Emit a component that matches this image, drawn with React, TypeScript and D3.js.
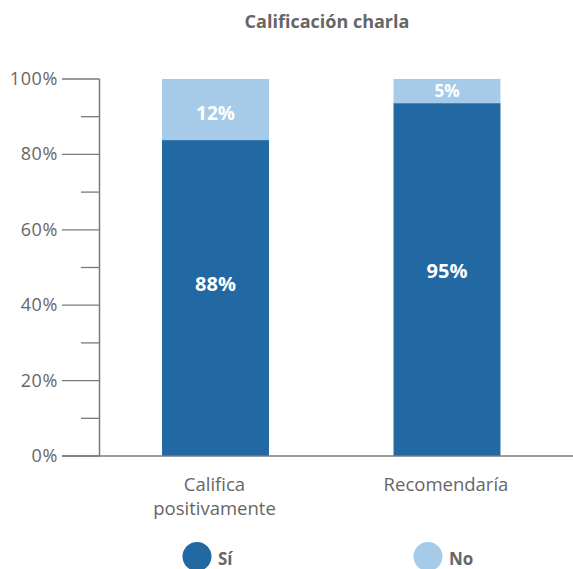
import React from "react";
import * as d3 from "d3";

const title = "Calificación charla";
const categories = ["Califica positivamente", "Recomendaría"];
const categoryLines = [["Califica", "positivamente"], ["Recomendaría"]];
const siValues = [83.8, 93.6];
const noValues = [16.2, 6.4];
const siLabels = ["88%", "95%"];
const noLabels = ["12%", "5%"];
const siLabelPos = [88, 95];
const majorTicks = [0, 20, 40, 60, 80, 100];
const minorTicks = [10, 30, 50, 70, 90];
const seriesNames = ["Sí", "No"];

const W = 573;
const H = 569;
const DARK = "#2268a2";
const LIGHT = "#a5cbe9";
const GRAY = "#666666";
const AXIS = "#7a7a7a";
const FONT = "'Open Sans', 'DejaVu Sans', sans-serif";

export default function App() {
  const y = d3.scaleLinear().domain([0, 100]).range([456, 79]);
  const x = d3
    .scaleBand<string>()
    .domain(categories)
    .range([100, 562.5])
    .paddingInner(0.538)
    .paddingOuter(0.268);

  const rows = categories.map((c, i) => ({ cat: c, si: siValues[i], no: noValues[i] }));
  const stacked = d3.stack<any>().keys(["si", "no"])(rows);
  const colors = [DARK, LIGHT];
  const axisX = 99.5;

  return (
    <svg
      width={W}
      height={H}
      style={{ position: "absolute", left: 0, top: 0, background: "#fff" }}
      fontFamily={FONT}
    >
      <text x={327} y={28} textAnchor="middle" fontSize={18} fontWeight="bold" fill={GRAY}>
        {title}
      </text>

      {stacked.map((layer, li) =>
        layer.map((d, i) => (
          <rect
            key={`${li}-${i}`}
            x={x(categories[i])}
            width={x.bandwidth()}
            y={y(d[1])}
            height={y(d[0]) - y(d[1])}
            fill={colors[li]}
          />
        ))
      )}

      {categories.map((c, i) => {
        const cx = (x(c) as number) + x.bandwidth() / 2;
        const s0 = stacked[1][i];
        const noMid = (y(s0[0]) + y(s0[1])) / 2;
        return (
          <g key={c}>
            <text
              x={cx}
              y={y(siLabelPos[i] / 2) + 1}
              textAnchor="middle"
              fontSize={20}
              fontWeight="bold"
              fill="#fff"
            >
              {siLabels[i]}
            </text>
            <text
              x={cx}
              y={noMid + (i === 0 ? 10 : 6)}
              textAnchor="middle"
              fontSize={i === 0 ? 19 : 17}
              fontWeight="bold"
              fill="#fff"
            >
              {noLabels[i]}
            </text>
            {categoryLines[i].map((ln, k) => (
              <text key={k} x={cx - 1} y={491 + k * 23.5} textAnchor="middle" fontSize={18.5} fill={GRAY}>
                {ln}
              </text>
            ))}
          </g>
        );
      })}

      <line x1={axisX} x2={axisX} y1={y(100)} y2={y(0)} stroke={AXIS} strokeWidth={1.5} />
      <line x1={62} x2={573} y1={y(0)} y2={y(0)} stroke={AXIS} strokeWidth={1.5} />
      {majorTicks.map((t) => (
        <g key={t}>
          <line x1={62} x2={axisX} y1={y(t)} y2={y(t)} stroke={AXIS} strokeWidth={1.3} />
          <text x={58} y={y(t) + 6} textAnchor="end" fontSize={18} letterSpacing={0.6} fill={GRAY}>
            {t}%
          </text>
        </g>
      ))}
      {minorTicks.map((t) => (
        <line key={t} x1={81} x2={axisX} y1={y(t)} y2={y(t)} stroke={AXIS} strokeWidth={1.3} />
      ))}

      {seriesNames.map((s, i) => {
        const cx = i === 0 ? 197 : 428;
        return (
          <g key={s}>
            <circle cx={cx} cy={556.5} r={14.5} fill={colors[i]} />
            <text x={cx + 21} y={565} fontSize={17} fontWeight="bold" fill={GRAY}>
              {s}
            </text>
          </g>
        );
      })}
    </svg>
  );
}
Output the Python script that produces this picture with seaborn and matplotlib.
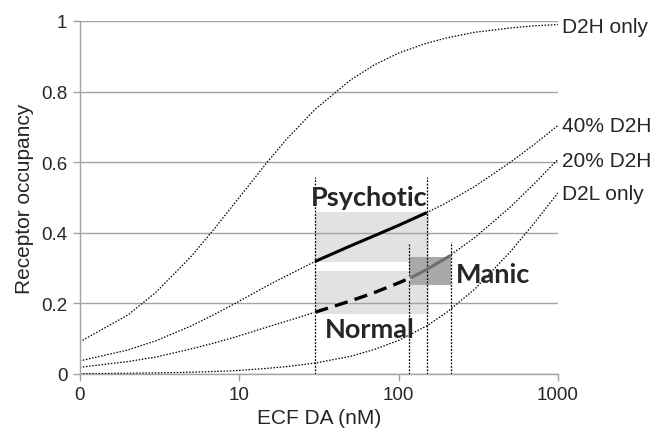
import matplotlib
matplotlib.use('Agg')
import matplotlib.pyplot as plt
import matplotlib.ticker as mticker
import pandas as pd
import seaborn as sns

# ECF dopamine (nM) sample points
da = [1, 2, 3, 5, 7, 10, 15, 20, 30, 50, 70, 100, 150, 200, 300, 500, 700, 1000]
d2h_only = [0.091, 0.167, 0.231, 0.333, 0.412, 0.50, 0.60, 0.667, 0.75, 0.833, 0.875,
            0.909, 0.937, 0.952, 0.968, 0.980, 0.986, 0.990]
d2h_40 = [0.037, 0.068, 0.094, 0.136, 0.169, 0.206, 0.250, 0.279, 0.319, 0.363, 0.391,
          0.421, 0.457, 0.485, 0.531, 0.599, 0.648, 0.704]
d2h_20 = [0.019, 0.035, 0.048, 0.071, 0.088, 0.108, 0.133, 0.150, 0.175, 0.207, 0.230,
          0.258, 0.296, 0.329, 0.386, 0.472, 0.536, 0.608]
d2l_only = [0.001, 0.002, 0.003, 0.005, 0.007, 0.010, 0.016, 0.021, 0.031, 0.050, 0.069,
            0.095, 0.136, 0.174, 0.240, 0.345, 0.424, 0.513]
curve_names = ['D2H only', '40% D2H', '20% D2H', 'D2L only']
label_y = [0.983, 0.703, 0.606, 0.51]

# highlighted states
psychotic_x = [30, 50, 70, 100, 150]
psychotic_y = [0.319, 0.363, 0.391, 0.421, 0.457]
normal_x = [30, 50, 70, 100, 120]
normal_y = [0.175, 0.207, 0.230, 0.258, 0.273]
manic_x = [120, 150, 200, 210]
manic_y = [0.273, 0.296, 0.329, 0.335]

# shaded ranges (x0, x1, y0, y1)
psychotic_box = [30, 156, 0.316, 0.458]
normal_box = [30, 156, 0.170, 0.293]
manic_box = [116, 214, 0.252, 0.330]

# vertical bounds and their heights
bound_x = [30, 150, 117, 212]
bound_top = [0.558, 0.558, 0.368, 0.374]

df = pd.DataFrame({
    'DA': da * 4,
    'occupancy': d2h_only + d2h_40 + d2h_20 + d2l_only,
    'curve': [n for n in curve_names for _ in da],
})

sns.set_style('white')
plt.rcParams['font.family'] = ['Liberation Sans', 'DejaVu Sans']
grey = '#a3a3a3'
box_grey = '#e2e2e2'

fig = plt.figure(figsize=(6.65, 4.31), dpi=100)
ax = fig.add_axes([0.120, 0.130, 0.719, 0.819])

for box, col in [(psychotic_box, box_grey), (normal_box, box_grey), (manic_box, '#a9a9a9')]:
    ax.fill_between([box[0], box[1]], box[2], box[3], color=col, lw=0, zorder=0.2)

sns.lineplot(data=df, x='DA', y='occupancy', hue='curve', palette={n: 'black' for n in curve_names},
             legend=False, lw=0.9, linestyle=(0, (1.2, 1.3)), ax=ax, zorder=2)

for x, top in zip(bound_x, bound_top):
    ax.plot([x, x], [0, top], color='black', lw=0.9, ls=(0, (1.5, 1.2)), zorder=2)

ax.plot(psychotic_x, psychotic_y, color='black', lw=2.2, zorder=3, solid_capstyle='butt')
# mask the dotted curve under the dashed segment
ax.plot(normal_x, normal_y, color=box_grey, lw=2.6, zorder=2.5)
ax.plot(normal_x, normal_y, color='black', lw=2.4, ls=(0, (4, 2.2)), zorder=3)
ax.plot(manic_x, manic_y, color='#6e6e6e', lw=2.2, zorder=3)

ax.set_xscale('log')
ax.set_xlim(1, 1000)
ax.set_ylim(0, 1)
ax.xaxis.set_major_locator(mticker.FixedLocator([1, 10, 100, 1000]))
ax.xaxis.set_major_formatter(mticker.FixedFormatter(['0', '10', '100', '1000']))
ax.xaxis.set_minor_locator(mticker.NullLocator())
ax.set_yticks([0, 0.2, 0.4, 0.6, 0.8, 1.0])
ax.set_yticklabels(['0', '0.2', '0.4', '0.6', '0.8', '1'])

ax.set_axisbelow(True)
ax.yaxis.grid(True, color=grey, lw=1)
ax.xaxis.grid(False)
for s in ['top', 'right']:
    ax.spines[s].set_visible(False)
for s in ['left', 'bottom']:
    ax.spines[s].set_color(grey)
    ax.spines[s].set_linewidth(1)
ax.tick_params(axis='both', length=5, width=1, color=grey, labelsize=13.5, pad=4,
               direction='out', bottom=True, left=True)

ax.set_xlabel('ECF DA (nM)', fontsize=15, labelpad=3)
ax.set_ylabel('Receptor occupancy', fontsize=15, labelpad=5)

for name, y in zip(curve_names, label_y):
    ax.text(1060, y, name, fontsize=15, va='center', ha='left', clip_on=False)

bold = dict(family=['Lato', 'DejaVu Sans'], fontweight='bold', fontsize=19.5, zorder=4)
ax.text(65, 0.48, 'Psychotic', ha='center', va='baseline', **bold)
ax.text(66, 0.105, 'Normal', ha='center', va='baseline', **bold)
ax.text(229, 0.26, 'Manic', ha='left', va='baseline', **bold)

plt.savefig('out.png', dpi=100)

= = =

Of the lines in the listing above, how many hold the string "that"? Reply with the number only.

2